It was a reminder to any who needed one that this is a Republic, not a Democracy. For the two years between elections, members of the United States Congress can do as they please. Reportedly, that was more or less the message of President Obama's pitch to the Democratic Caucus on Saturday. Sadly, it is the nature of government programs that, no matter how monstrous, they never go away. I reject the rosy outlooks of those who say this is merely procedural, and the bill stands almost no chance of passage in the Senate, much less as a final bill. Let's be clear about this: every step closer is a step closer. Last night's vote was bad for America.

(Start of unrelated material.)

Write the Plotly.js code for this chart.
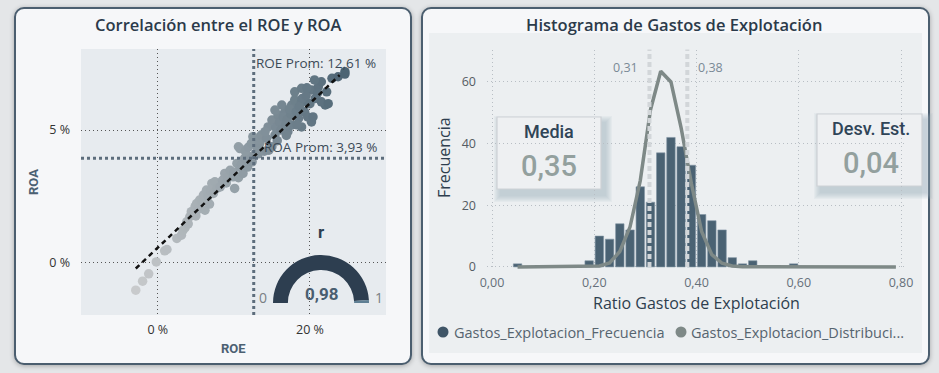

Yet there remains reason to hope that it can be stopped on a subsequent vote. Over at the Spectator, Philip Klein points out that 42 members voted both for the Stupak amendment, removing abortion funding from the bill, and for the bill's final passage. With pro-abortion Democrats already beginning to pledge a return of abortion funding, these are the democrats to watch. It is difficult to imagine that all would oppose a final version that included abortion, but the fact is, only three of them need to switch their votes to kill socialized medicine.
Speaker Pelosi and her minions deployed all their arm-twisting and deal-cutting tools and barely squeaked out passage despite a strong majority. Now, they can't afford to lose more than two of 42 abortion opponents and still win final passage.
I've warned before that I do not believe President Obama cares in the slightest what the electoral consequences of passing socialized medicine may be. He is a committed left-wing ideologue. He knows, as I already pointed out, that once socialized medicine is in place, it is here to stay. Yesterday, he got just enough people on board to push something through, and that's what he needed.
The forces of freedom need to view this battle the same way. There is no reason to compromise or offer alternatives. The only thing that matters is to kill this monstrosity. While I understand the reasoning behind supporting the Stupak amendment yesterday, that may, in the end, have helped passage of the bill. From this point forward, every conservative effort must be directed towards defeating any version of medical reform offered.
Sometimes you win by three touchdowns, sometimes you win on a blocked field goal. But either way, you win.